_Provided data_

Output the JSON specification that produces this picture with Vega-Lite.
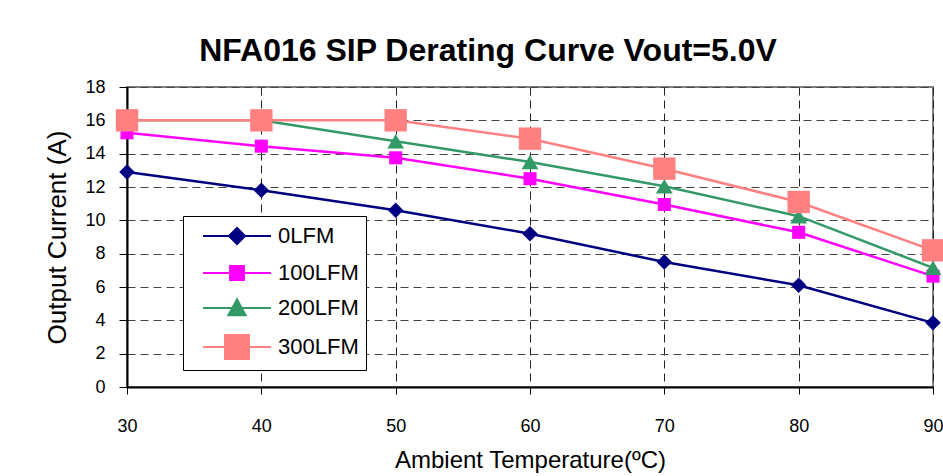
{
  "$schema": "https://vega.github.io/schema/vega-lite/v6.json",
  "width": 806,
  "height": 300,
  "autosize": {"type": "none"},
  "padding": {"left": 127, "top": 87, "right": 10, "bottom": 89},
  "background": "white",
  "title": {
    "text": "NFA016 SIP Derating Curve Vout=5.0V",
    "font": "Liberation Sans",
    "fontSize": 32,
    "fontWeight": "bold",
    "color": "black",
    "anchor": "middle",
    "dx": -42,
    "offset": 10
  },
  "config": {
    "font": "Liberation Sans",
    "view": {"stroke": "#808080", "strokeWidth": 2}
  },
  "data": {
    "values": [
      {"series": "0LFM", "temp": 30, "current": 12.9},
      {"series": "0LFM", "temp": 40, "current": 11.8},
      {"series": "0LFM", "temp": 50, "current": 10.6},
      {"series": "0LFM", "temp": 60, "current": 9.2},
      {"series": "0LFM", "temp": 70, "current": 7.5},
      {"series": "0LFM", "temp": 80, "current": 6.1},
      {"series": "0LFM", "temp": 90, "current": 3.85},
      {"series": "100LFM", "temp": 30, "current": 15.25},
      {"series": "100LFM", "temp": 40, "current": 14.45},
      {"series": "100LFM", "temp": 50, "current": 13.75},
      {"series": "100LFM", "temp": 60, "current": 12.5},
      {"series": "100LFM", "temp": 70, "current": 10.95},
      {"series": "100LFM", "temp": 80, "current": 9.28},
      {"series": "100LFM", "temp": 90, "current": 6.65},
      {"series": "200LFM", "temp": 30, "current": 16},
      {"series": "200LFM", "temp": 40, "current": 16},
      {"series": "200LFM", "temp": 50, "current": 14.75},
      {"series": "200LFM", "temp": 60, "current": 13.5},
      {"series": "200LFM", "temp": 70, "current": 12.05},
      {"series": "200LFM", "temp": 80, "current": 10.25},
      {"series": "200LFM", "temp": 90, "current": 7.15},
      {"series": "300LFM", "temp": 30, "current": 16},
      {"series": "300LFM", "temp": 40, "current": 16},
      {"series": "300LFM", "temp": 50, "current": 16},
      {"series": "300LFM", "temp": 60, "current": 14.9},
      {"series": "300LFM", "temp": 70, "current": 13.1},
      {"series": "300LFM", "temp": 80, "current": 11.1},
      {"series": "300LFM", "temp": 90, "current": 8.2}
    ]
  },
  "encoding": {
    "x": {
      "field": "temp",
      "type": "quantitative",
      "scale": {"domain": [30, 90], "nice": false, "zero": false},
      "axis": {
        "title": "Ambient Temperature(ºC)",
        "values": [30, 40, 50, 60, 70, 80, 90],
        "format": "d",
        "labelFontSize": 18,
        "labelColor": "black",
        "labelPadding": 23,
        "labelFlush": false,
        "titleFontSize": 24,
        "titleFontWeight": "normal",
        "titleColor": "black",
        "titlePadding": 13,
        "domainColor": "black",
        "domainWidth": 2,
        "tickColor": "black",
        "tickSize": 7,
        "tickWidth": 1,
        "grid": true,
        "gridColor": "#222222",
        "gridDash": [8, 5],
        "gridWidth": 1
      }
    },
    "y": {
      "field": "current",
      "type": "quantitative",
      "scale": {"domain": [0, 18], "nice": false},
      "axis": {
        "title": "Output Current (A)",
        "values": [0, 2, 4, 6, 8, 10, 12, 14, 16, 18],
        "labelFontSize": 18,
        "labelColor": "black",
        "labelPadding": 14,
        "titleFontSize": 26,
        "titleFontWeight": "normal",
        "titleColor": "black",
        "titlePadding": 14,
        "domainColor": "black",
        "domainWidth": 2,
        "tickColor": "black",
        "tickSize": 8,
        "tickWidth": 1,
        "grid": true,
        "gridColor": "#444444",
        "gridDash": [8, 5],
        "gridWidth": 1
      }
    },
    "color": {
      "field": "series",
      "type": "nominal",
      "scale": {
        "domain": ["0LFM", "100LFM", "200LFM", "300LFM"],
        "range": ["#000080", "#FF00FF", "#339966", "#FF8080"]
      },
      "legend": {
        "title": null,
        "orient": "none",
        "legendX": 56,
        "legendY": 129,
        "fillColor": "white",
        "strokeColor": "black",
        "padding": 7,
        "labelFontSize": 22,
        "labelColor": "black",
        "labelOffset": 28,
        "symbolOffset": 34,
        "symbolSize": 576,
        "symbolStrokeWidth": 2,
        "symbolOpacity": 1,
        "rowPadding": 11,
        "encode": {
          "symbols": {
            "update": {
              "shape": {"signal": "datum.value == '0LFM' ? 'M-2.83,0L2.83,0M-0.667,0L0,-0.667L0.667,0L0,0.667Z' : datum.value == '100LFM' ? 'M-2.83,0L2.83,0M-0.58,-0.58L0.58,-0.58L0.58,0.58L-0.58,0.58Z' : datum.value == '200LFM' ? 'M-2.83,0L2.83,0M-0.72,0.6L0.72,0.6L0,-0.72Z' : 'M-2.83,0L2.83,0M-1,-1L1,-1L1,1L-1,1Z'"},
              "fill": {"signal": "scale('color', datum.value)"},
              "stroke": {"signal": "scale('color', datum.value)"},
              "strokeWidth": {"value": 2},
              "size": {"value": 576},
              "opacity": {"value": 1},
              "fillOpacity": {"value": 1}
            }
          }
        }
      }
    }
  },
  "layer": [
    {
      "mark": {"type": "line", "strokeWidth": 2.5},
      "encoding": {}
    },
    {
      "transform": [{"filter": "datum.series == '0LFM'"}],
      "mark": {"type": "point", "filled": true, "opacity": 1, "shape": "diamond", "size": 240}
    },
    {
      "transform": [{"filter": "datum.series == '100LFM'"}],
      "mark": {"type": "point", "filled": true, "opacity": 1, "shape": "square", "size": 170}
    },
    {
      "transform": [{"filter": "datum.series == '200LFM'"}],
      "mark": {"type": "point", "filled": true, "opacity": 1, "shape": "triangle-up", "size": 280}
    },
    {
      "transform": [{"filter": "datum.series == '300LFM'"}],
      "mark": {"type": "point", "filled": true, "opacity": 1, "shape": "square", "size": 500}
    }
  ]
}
...
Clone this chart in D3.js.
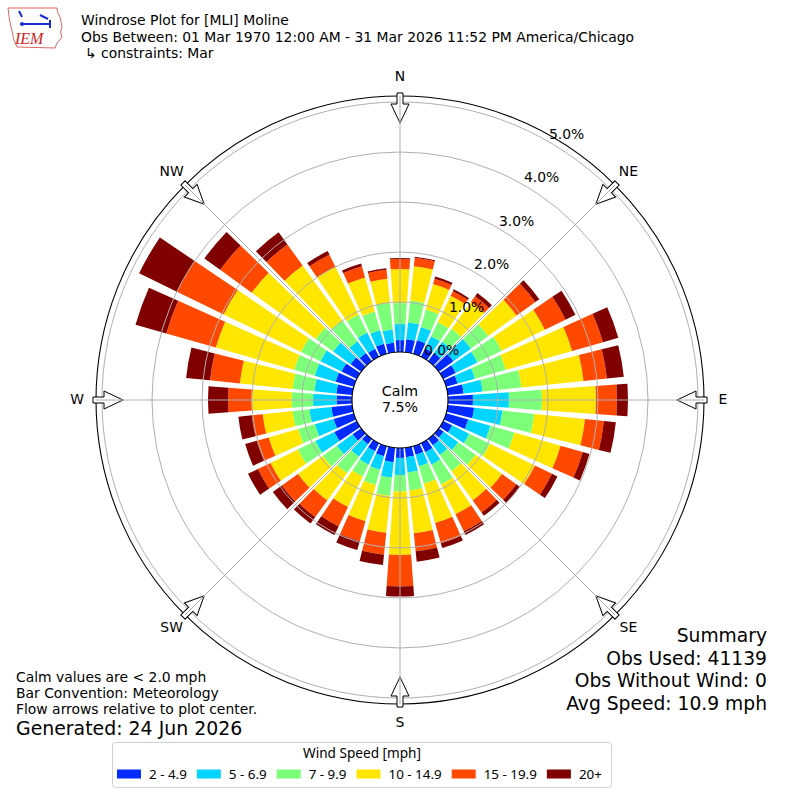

_Problem requirements_
Lines containing the string "this" are to be selected and copied.

_Completed task_
Output the JSON specification that produces this picture with Vega-Lite.
Clone this chart in D3.js.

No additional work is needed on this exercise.